“We shall destroy all businesses, says the Syndicalist, by vexatious strikes. The capitalist, having vanished (struck out), the hands will work the business.

Syndicalism

“Just so. But he forgets that all businesses, like all men, die in time. Suppose all businesses were converted into Syndicalist businesses worked by all the hands, in a world of Syndicalist businesses—they would not escape from the law of decay and death which hangs over everything material. Businesses would die, and new businesses would have to be born under Syndicalism, just as in our world. The competition would be just as keen and the factors of death just as potent. But the factors of life would not be as potent. How would a new business be born to live under Syndicalism?

“Let us suppose that six men, by energy, hard work, a little money, and self-denial (all necessary), found a small business. It grows and prospers, and in a year’s time they find that they must introduce new labour to cope with the work. But the new hands are all Syndicalists. They don’t want wages, they must have their share in the business. They are taken on, six of them.

“We now have twelve men working a growing and prospering concern. Unless they are absolute fools, they must recognize that expansion to them means simply more danger and worry, for expansion is impossible without more labour, and all the new labour introduced only sops up the profits like a sponge, and even were the profits to increase out of proportion to the total labour employed, that increase of individual profit would in the majority of businesses be small—in numerous businesses it would be non-existent.

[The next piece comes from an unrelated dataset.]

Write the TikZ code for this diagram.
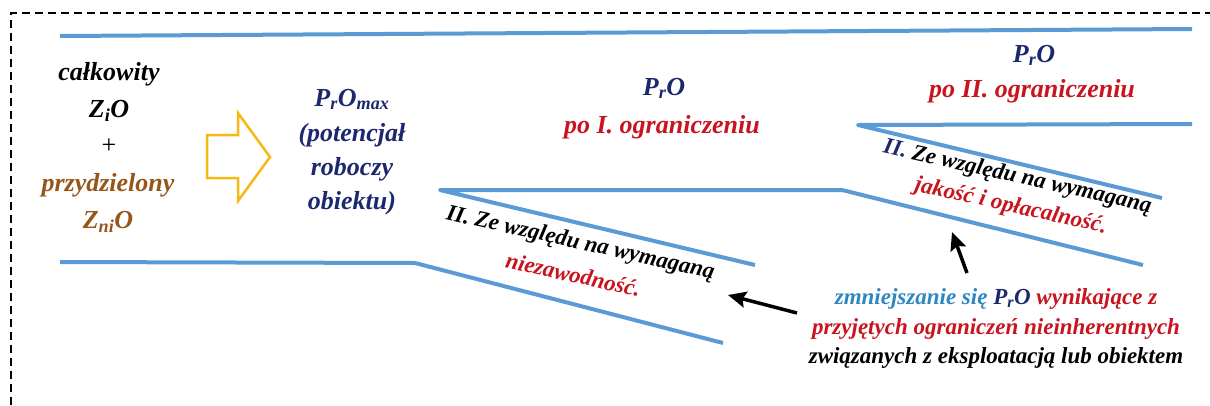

Why should they expand and risk what they have got—for all expansion in business means risk—simply to benefit potential labourers?

“The law of Inertia comes at once into play, without any flywheel to counterbalance it. The business ceases to grow, and, a hundred to one, dies.

“That is only one of the flaws in the Syndicalist’s design. His machine has not been constructed with a view to this and other human weakness. In a world of automata it might work; in a world of flesh and blood it wouldn’t. In short, Syndicalism could destroy all the businesses of the world quite easily, but it could not build them again.